Kuwait Hangs 7 Convicts, Including a Prince

LONDON — Kuwaiti authorities hanged seven prisoners on Wednesday in a mass execution, including a member of the royal family.

Five of the prisoners were foreigners: one each from Bangladesh, Ethiopia and the Philippines, and two from Egypt, according to the state-run KUNA News Agency.

The prince who was executed was Faisal Abdullah al-Jaber al-Sabah, a captain in the Kuwaiti Army. He was convicted of premeditated murder and illegal possession of a firearm, the government said in a statement.

The murder victim was the prince’s nephew. The motive for the killing was unclear, though Kuwaiti authorities concluded that it was not political, according to local news reports.

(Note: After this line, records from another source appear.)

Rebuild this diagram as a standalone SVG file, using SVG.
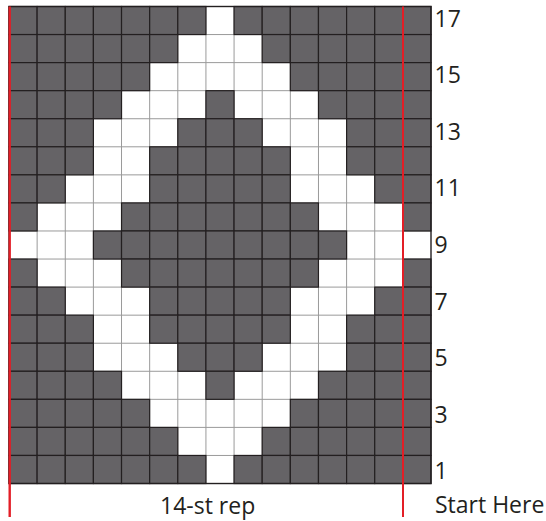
<svg xmlns="http://www.w3.org/2000/svg" xmlns:xlink="http://www.w3.org/1999/xlink" width="546" height="521" viewBox="0 0 546 521">
<style>
.d{fill:#656366;stroke:#231f20;stroke-width:1.2}
.g{stroke:#9a9a9a;stroke-width:1;fill:none}
.red{stroke:#e31e26;fill:none}
.t{font-family:"Open Sans","Liberation Sans",sans-serif;font-size:23px;fill:#231f20}
</style>
<defs>
<rect id="d" class="d" width="28.13" height="28.06"/>
<g id="rA"><use href="#d" x="9"/><use href="#d" x="37.13"/><use href="#d" x="65.27"/><use href="#d" x="93.4"/><use href="#d" x="121.53"/><use href="#d" x="149.67"/><use href="#d" x="177.8"/><use href="#d" x="234.07"/><use href="#d" x="262.2"/><use href="#d" x="290.33"/><use href="#d" x="318.47"/><use href="#d" x="346.6"/><use href="#d" x="374.73"/><use href="#d" x="402.87"/></g>
<g id="rB"><use href="#d" x="9"/><use href="#d" x="37.13"/><use href="#d" x="65.27"/><use href="#d" x="93.4"/><use href="#d" x="121.53"/><use href="#d" x="149.67"/><use href="#d" x="262.2"/><use href="#d" x="290.33"/><use href="#d" x="318.47"/><use href="#d" x="346.6"/><use href="#d" x="374.73"/><use href="#d" x="402.87"/></g>
<g id="rC"><use href="#d" x="9"/><use href="#d" x="37.13"/><use href="#d" x="65.27"/><use href="#d" x="93.4"/><use href="#d" x="121.53"/><use href="#d" x="290.33"/><use href="#d" x="318.47"/><use href="#d" x="346.6"/><use href="#d" x="374.73"/><use href="#d" x="402.87"/></g>
<g id="rD"><use href="#d" x="9"/><use href="#d" x="37.13"/><use href="#d" x="65.27"/><use href="#d" x="93.4"/><use href="#d" x="205.93"/><use href="#d" x="318.47"/><use href="#d" x="346.6"/><use href="#d" x="374.73"/><use href="#d" x="402.87"/></g>
<g id="rE"><use href="#d" x="9"/><use href="#d" x="37.13"/><use href="#d" x="65.27"/><use href="#d" x="177.8"/><use href="#d" x="205.93"/><use href="#d" x="234.07"/><use href="#d" x="346.6"/><use href="#d" x="374.73"/><use href="#d" x="402.87"/></g>
<g id="rF"><use href="#d" x="9"/><use href="#d" x="37.13"/><use href="#d" x="65.27"/><use href="#d" x="149.67"/><use href="#d" x="177.8"/><use href="#d" x="205.93"/><use href="#d" x="234.07"/><use href="#d" x="262.2"/><use href="#d" x="346.6"/><use href="#d" x="374.73"/><use href="#d" x="402.87"/></g>
<g id="rG"><use href="#d" x="9"/><use href="#d" x="37.13"/><use href="#d" x="149.67"/><use href="#d" x="177.8"/><use href="#d" x="205.93"/><use href="#d" x="234.07"/><use href="#d" x="262.2"/><use href="#d" x="374.73"/><use href="#d" x="402.87"/></g>
<g id="rH"><use href="#d" x="9"/><use href="#d" x="121.53"/><use href="#d" x="149.67"/><use href="#d" x="177.8"/><use href="#d" x="205.93"/><use href="#d" x="234.07"/><use href="#d" x="262.2"/><use href="#d" x="290.33"/><use href="#d" x="402.87"/></g>
<g id="rI"><use href="#d" x="93.4"/><use href="#d" x="121.53"/><use href="#d" x="149.67"/><use href="#d" x="177.8"/><use href="#d" x="205.93"/><use href="#d" x="234.07"/><use href="#d" x="262.2"/><use href="#d" x="290.33"/><use href="#d" x="318.47"/></g>
</defs>
<rect width="546" height="521" fill="#fff"/>
<g id="grid-lines" class="g">
<path d="M37.13 6.5V483.52M65.27 6.5V483.52M93.4 6.5V483.52M121.53 6.5V483.52M149.67 6.5V483.52M177.8 6.5V483.52M205.93 6.5V483.52M234.07 6.5V483.52M262.2 6.5V483.52M290.33 6.5V483.52M318.47 6.5V483.52M346.6 6.5V483.52M374.73 6.5V483.52M402.87 6.5V483.52"/>
<path d="M9 34.56H431M9 62.62H431M9 90.68H431M9 118.74H431M9 146.8H431M9 174.86H431M9 202.92H431M9 230.98H431M9 259.04H431M9 287.1H431M9 315.16H431M9 343.22H431M9 371.28H431M9 399.34H431M9 427.4H431M9 455.46H431"/>
</g>
<g id="cells">
<use href="#rA" y="6.5"/>
<use href="#rB" y="34.56"/>
<use href="#rC" y="62.62"/>
<use href="#rD" y="90.68"/>
<use href="#rE" y="118.74"/>
<use href="#rF" y="146.8"/>
<use href="#rG" y="174.86"/>
<use href="#rH" y="202.92"/>
<use href="#rI" y="230.98"/>
<use href="#rH" y="259.04"/>
<use href="#rG" y="287.1"/>
<use href="#rF" y="315.16"/>
<use href="#rE" y="343.22"/>
<use href="#rD" y="371.28"/>
<use href="#rC" y="399.34"/>
<use href="#rB" y="427.4"/>
<use href="#rA" y="455.46"/>
</g>
<rect x="9" y="6.5" width="422" height="477.02" fill="none" stroke="#231f20" stroke-width="1.4"/>
<g id="rep-lines" class="red">
<line x1="9.7" y1="6.5" x2="9.7" y2="517" stroke-width="2.4"/>
<line x1="403" y1="6.5" x2="403" y2="517" stroke-width="2"/>
</g>
<g id="labels" class="t">
<text x="434.5" y="26.7">17</text>
<text x="434.5" y="83.3">15</text>
<text x="434.5" y="139.9">13</text>
<text x="434.5" y="196.4">11</text>
<text x="434.5" y="253">9</text>
<text x="434.5" y="309.6">7</text>
<text x="434.5" y="366.2">5</text>
<text x="434.5" y="423">3</text>
<text x="434.5" y="479.3">1</text>
<text x="435" y="512.5">Start Here</text>
<text x="160" y="514">14-st rep</text>
</g>
</svg>
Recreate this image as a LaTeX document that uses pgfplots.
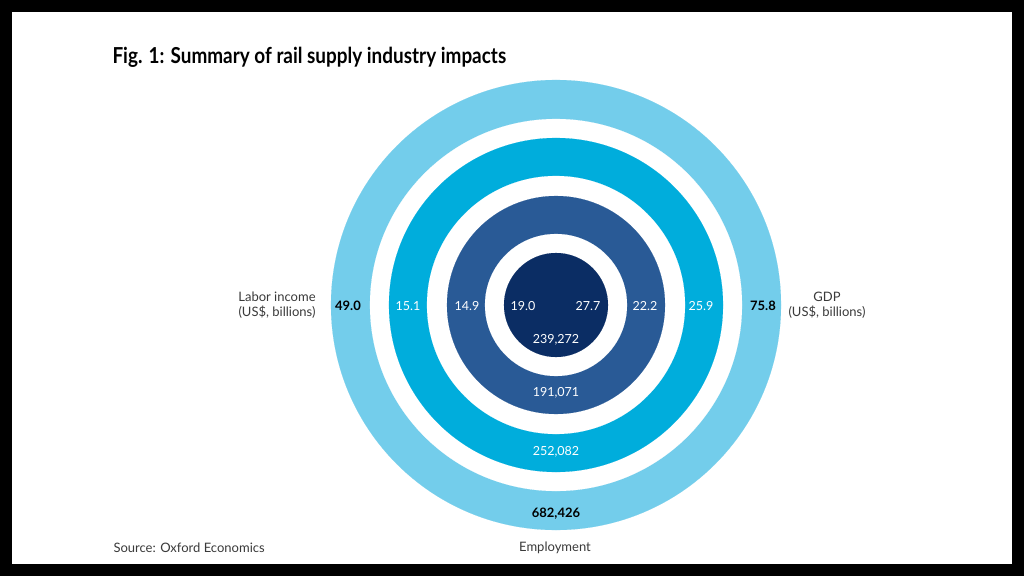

It appeared to be the first time since Kuwait gained independence in 1961 that a member of the royal family was executed. The head of the family, the emir, has the power to pardon the prince; the fact that he let the death sentence stand is being seen as a signal that all Kuwaitis are accountable before the law, even the highborn.

Saudi Arabia took a similar step last year, executing a prince who was found guilty of shooting a man to death after a brawl.

The other Kuwaiti citizen executed on Wednesday was Nusra al-Enezi, a woman convicted of murder after setting fire to a tent at her husband’s wedding, apparently in revenge for his taking a second wife. The fire killed at least 50 people, including women and children.

The Philippine government said on Wednesday that it had tried and failed to prevent the execution of its citizen, Jakatia Pawa, a domestic worker convicted of killing her Kuwaiti employee’s daughter.

“The department and the embassy made last-ditch efforts trying to save her,” Charles Jose, a spokesman for the Department of Foreign Affairs, told reporters in Manila.

Human rights groups condemned the executions, which were the first in Kuwait in more than three years and reflected a wider return to the death penalty in the region. Bahrain executed three men by firing squad on Jan. 15, the first executions there since 2010.

“The death penalty is the ultimate cruel, inhuman, degrading punishment,” Samah Hadid of Amnesty International’s Beirut office said in a statement. “Its use cannot be justified under any circumstances. Instead of resuming executions, the Kuwaiti authorities should immediately work to review laws relating to the death penalty and establish a moratorium on executions, with a view to ultimately abolishing the death penalty completely.”